Fuori dal 22 aprile il primo album degli Ave Quasàr dal titolo “AQ”. Un disco che nasce in duo, da Luca Grossi e Fausto Franchini, abili miscelatori di generi. In questo disco racchiudono influenze che vanno dall’elettronica all’alternative degli anni Novanta. Un disco che il duo descrive come “la nostra libertà creativa dopo varie esperienze con formazioni problematiche. Abbiamo cercato di piegare l’elettronica al nostro mondo interiore senza sforzarci di appartenere a nessun genere preciso ma riferendoci ai grandi esempi artistici che portiamo nel cuore.”
Non abbiamo saputo resistere, e abbiamo fatto loro qualche domanda!
Ave Quasàr
Quali sono tre dischi che a vostro parere sono stati fondamentali per la vostra formazione musicale?
Luca: The Inheritors – James Holden, Walls – Apparat , The Eraser – Thom Yorke
Fausto: Fetus – Battiato, Homogenic – Bjork, This is all yours – Alt-J
C’è qualche progetto musicale che non vi mette d’accordo?
Luca: Non saprei, forse qualcosa di super pesante che a me piace tipo Roots Bloody Roots dei Sepultura.
Fausto: Credo la parte delle mie influenze più legate al monto folk e di tradizione.
Da dove nasce l’esigenza di registrare una nuova versione di “Acqua”?
E’ una canzone che sentiamo come particolarmente evocativa e non vedevamo l’ora di sentirla sotto altra forma. Non tutte le canzoni si prestano ad essere manipolate. Dal vivo è ancora un pochino diversa.
Domanda per Luca, come gestisci la tua doppia identità di discografico e musicista?
All’inizio questo mio doppio ruolo mi spaventava ma in realtà ora è tutto molto naturale. Considero sempre i miei diversi mondi musicali e professionali come distinti. Ci sono gli Ave Quasàr che sono la mia moleskine, c’è Ohimeme che è uno scaffale di una libreria, c’è Flat Scenario che è la falegnameria :).
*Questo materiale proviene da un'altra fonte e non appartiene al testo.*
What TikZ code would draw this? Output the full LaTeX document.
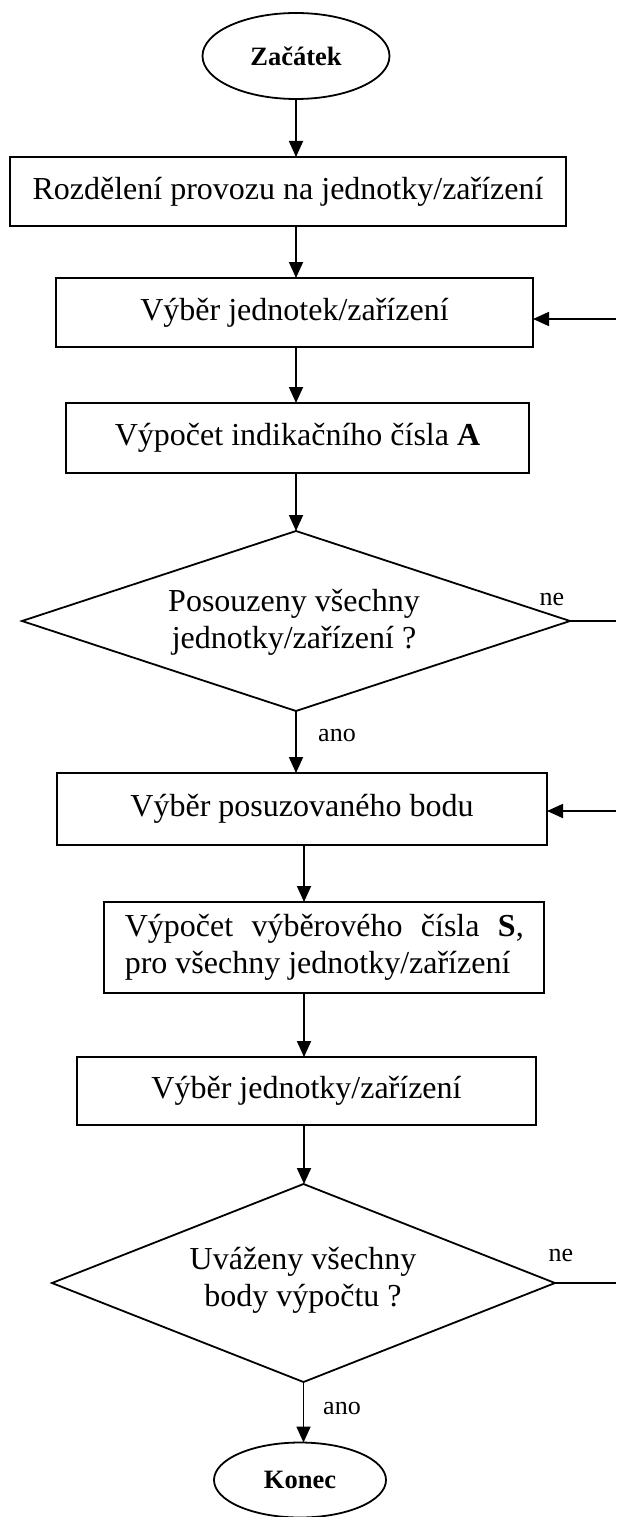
\documentclass[tikz,border=0pt]{standalone}
\usepackage{fontspec}
\setmainfont{Liberation Serif}
\usetikzlibrary{shapes.geometric,arrows.meta}
\begin{document}
\begin{tikzpicture}[x=1pt,y=-1pt,
  line width=1.8pt,
  every node/.style={inner sep=0pt, outer sep=0pt},
  procbox/.style={draw, rectangle, font=\fontsize{32}{37}\selectfont},
  terminal/.style={draw, ellipse, font=\fontsize{26.5}{30}\selectfont\bfseries},
  decision/.style={draw, diamond, aspect=3},
  qtext/.style={align=center, font=\fontsize{32}{37}\selectfont},
  lbl/.style={font=\fontsize{26}{30}\selectfont},
  arr/.style={-{Triangle[length=16pt,width=14pt]}},
]
\fill[white] (0,0) rectangle (616,1517);
\useasboundingbox (0,0) rectangle (616,1517);

% flow nodes
\node[terminal, minimum width=187pt, minimum height=86pt] (start) at (296,56) {Začátek};
\node[procbox, minimum width=556pt, minimum height=69pt] (b1) at (288,191.5) {Rozdělení provozu na jednotky/zařízení};
\node[procbox, minimum width=477pt, minimum height=69pt] (b2) at (294.5,312.5) {Výběr jednotek/zařízení};
\node[procbox, minimum width=463pt, minimum height=70pt] (b3) at (297.5,438) {Výpočet indikačního čísla \textbf{A}};
\node[decision, minimum width=548pt, minimum height=180pt] (d1) at (296,621) {};
\node[qtext] (q1) at (294,622) {Posouzeny všechny\\jednotky/zařízení ?};
\node[procbox, minimum width=490pt, minimum height=72pt] (b4) at (302,809) {Výběr posuzovaného bodu};
\node[procbox, minimum width=440pt, minimum height=91pt] (b5) at (324.25,947.5)
  {\parbox{399pt}{\makebox[399pt][s]{Výpočet výběrového čísla \textbf{S},}\\pro všechny jednotky/zařízení}};
\node[procbox, minimum width=459pt, minimum height=68pt] (b6) at (306.5,1091) {Výběr jednotky/zařízení};
\node[decision, minimum width=503pt, minimum height=198pt] (d2) at (303.5,1283) {};
\node[qtext] (q2) at (303,1280) {Uváženy všechny\\body výpočtu ?};
\node[terminal, minimum width=172pt, minimum height=75pt] (end) at (300,1480) {Konec};

% branch labels
\node[lbl] (ne1) at (552,599) {ne};
\node[lbl] (ne2) at (561,1255) {ne};
\node[lbl] (ano1) at (337,735) {ano};
\node[lbl] (ano2) at (342,1408) {ano};

% helper coordinates
\coordinate (edge) at (616,0);
\coordinate (colB) at (304,0);
\coordinate (in2) at (616,319);
\coordinate (in4) at (616,811);

% main flow
\draw[arr] (start.south) -- (start.south |- b1.north);
\draw[arr] (start.south |- b1.south) -- (start.south |- b2.north);
\draw[arr] (start.south |- b2.south) -- (start.south |- b3.north);
\draw[arr] (start.south |- b3.south) -- (d1.north);
\draw[arr] (d1.south) -- (d1.south |- b4.north);
\draw[arr] (b4.south -| colB) -- (b5.north -| colB);
\draw[arr] (b5.south -| colB) -- (b6.north -| colB);
\draw[arr] (b6.south -| colB) -- (d2.north -| colB);
\draw[arr] (d2.south) -- (d2.south |- end.north);

% loop-back connectors
\draw (d1.east) -- (d1.east -| edge);
\draw (d2.east) -- (d2.east -| edge);
\draw[arr] (in2) -- (in2 -| b2.east);
\draw[arr] (in4) -- (in4 -| b4.east);
\end{tikzpicture}
\end{document}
Essere discografico mi aiuta molto a comprendere gli artisti: ognuno di loro si rapporta ad una nuova canzone e ad un nuovo disco in modo diverso. Esplorare un ventaglio ampio di condizioni mentali ed emozioni mi aiuta a vedere le cose dall’alto.
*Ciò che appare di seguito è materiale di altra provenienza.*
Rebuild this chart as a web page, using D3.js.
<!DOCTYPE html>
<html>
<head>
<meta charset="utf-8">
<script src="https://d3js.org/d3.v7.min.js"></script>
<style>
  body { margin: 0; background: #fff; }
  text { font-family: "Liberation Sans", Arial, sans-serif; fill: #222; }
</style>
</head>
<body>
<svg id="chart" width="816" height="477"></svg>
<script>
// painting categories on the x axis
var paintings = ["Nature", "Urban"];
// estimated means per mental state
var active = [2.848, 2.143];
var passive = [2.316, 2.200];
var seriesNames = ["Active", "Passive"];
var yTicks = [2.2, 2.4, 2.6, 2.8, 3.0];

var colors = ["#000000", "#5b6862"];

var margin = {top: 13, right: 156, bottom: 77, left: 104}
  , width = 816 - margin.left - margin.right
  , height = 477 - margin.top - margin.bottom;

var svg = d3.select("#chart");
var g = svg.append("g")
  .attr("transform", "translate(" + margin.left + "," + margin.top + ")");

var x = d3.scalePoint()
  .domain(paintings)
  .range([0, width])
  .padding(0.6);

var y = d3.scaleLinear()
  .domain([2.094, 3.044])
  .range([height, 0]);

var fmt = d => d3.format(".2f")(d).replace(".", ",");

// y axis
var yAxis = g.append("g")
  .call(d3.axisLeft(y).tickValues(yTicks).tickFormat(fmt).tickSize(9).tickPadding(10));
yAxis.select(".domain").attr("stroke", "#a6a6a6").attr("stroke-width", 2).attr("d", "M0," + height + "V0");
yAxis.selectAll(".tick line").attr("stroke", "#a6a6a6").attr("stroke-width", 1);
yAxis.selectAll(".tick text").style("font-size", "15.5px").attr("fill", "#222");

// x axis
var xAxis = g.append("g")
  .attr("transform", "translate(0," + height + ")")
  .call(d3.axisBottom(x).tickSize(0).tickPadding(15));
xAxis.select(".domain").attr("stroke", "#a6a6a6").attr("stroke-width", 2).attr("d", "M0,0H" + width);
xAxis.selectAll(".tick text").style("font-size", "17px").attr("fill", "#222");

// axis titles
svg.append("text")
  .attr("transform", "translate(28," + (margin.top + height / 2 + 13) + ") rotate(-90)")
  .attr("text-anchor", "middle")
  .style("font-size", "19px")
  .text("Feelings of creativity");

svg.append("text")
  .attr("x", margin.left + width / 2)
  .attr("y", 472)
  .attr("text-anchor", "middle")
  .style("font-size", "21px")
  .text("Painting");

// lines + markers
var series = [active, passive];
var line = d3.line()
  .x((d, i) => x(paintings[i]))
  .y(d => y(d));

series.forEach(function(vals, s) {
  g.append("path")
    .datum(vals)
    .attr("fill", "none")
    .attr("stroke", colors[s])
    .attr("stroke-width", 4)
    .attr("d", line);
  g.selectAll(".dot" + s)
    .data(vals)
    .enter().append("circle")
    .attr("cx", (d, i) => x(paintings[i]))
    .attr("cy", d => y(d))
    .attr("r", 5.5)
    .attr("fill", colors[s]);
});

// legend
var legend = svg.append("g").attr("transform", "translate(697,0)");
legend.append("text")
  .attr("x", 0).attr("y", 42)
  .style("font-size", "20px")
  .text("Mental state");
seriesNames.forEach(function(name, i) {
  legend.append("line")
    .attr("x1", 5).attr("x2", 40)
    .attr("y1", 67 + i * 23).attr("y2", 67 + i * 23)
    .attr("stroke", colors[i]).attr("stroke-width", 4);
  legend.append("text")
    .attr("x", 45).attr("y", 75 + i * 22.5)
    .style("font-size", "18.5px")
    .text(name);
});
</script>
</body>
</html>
Gestire un’etichetta mi fa anche sentire molto più consapevole quando pronuncio la parola “mercato” e paradossalmente oggi la associo ad un processo che a che fare con la creatività piuttosto che alla standardizzazione. Mi viene in mente il nome “Fuck Pop” del progetto di Pluggers. E’ un nome provocatorio ma ci vedo anche una spietata lucidità mentale. In questo momento in cui la musica è liquida il mercato è solo pop?
Ultima domanda: se foste un drink, quale sareste e perché?
Luca: Io sarei una ALDIPA. Una birra da scaffale ma non una birra qualunque
Fausto: Io oggi sarei un vino rosso carico, ma domani chissà.